According to the two companies, OAT offers complementary applications that will enhance Checkpoint’s presence in the retail sector. Specifically, OAT software processes large quantities of data from RFID hardware to help retailers obtain accurate inventory levels and ensure on-shelf availability of merchandise.

“OAT has traditionally focused on three markets — manufacturing, retail, and CPG — so there are some obvious and logical points of synergy between Checkpoint and OAT,” said Paul Cataldo, vice president of marketing at OATSystems, in an interview today.

OAT will operate as a separate business unit within Checkpoint, Cataldo said, and will maintain its manufacturing focus. “We are continuing to add more customers in that vertical as we move forward,” he said.

In the retail sector, Checkpoint officials told Manufacturing Executive, OAT’s application and middleware technology will augment Checkpoint’s inventory management products aimed at reducing merchandise theft.

Checkpoint’s acquisition of OAT was “not a complete surprise,” said ABI Research Analyst Pete Poorman. “It seems to make sense that there would be some consolidation in the RFID space,” although the acquisition of a horizontally focused company by a vertically oriented provider, such as Checkpoint, makes it particularly interesting, he said in an interview.

“The addition of OATSystems provides Checkpoint with multiple avenues for expansion into higher-growth markets,” said Rob van der Merwe, Checkpoint president and CEO, in a statement.

Poorman agreed, saying the OAT technology should boost Checkpoint’s initiatives on the retail store front while serving as an entrée into “naturally adjacent” spaces, including the back room and the supply chain.

OAT will help Checkpoint move toward its goal of “helping customers lose less and helping them sell more,” said Farrokh Abadi, senior vice president of worldwide operations for Checkpoint, in an interview.
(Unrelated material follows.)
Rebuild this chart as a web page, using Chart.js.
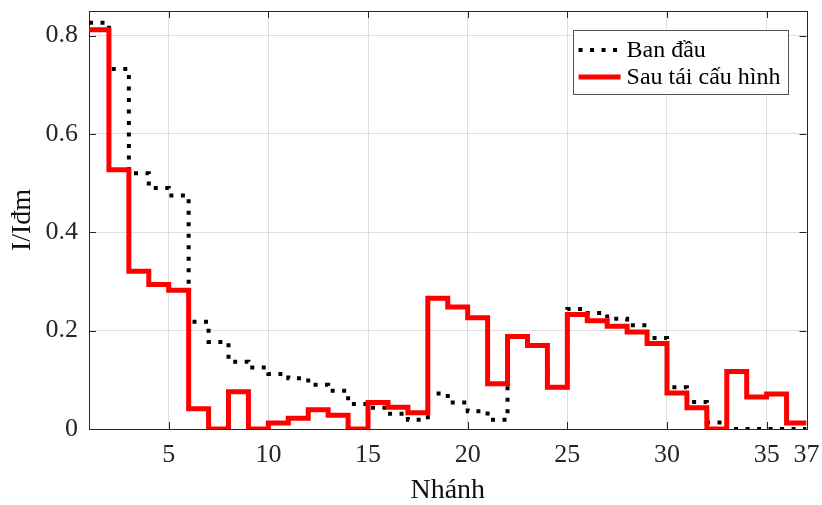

OAT’s RFID technology will be used to enhance Checkpoint’s Evolve electronic article surveillance platform. With the OAT technology, Checkpoint will be able to help customers using Evolve for inventory management migrate from traditional electronic article surveillance (EAS) to a combination of EAS and RFID so that they can process higher quantities of data than possible with EAS alone.

“Unless customers are able to make sense of their data and create actionable insight from it, it’s of no use,” Abadi said. The OAT RFID technology will “allow us to be a one-stop-shop” for inventory visibility, he said.

According to Poorman, the acquisition is indicative of the general maturing of the RFID market and the growing awareness of the technology. “People are starting to realize that the technology does work and can have a positive ROI,” he said. “What remains to be seen is whether this acquisition will trigger further consolidation in the industry.”

Officials said that the members of OAT’s senior management team, including Michael George, president and CEO, will stay on board to run the new business division of Checkpoint. Officials also noted that an alliance between Oracle and OATSystems announced earlier this month will survive the merger, as will all standing partnership agreements.

Terms of the acquisition were not disclosed. Checkpoint expects the transaction to be dilutive to earnings per share through 2009 and accretive thereafter.